While I was distracted, the man with the beard, the ringleader, darted into the fray, ripped my backpack off my shoulder and ran away. I chased after him and tried to grab it back. I pulled on one shoulder strap and he pulled on the other, our feet braced in the sand.

“You’re not going to get out of here alive,” he hissed at me.

All of a sudden my head lit up and I lost track of things for a second. One of the boys had snuck up behind me and punched me in the side of the face while I was focused on getting my bag back. When the world cleared up, I had what felt like some pebbles in my mouth. I spit them on the ground and yanked my backpack out of the bearded man’s hands. He slunk away to a safe distance. I walked up the hill to where Alei was still trying to fend off the posse. They were going after his backpack, too, but he didn’t seem worried.

“Look, you can have the backpack,” he said calmly. “Just let me grab my passport out of it first, okay?”

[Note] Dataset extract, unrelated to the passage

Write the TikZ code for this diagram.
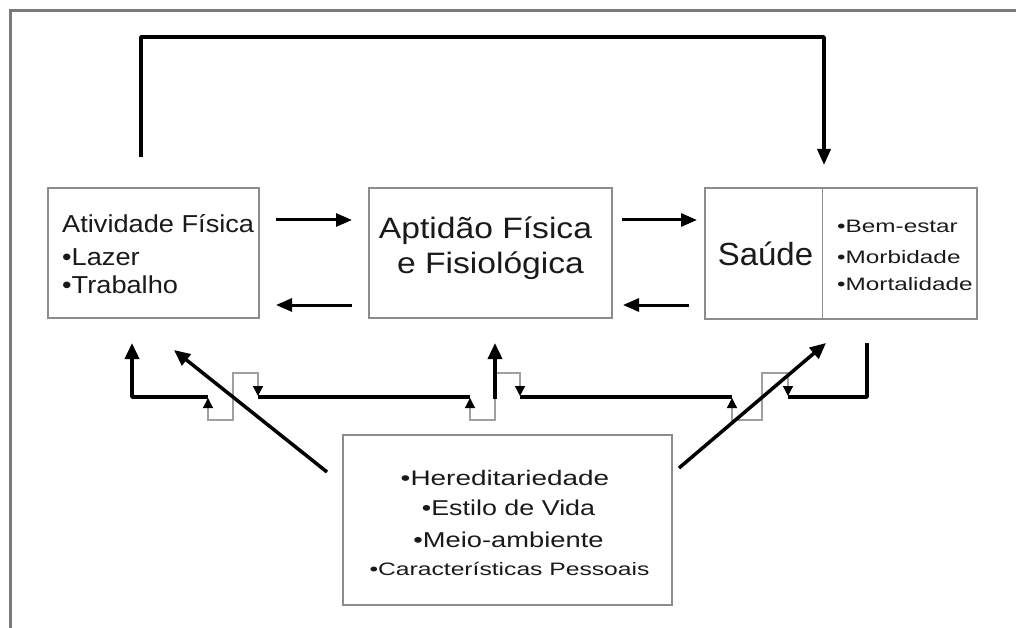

Attracted by the posse’s yelling and cursing, a crowd of picnickers started to gather around us. I weighed my options. If Alei and I fought the boys, we’d almost certainly lose. We might even get our faces smashed in with the bricks and rocks the boys were starting to collect. On the other hand, there was nowhere to run. So I just kept retreating up the path, pushing the boys back when they got too close, arguing with them in Russian.

“Aren’t you a man?” they jeered. “Won’t you fight us?” they taunted.

Then, all of a sudden, Umida was next to me. She was in her late teens, strikingly beautiful, and furious.

“What’s wrong with you!?” she yelled at the boys. “These are guests in our country! They’re teachers! Have some respect!”

The boys paused.

“I know you,” she continued, jabbing a finger at them. “I know where you live. I know your parents. You should be ashamed of yourselves.”

Umida’s rant didn’t have much effect on the boys. When she was done, they went back to taunting and pushing and throwing looping punches and telling us they were going to kill us. Her speech had a big effect on the crowd that had gathered to watch the fight, though. On some silent cue, they formed a human shield around us. The underwear posse backed off.

Our protectors, mostly teenaged boys and girls, led us up to the road, to a spot under an apricot tree. While we waited for a ride into town, they picked apricots for us and apologized for what had happened. My body humming with adrenaline, I munched on a handful of warm, juicy apricots and paced up and down the road. There was something sharp in my mouth that kept poking the inside of my lip. I ran my tongue over my teeth. One of them had a chunk busted out of it and another had a chip missing.

Ten minutes later, we flagged down two cars and convinced them to take us to the ice cream shop in Yolotan where Umida’s younger sister Malika worked. Sitting at one of the tables on the sidewalk outside the shop, eating bowls of soft-serve vanilla ice cream drizzled with homemade strawberry sauce, we told Malika what had happened. I showed her my chipped teeth. After we finished our ice cream, we all found our own ways home.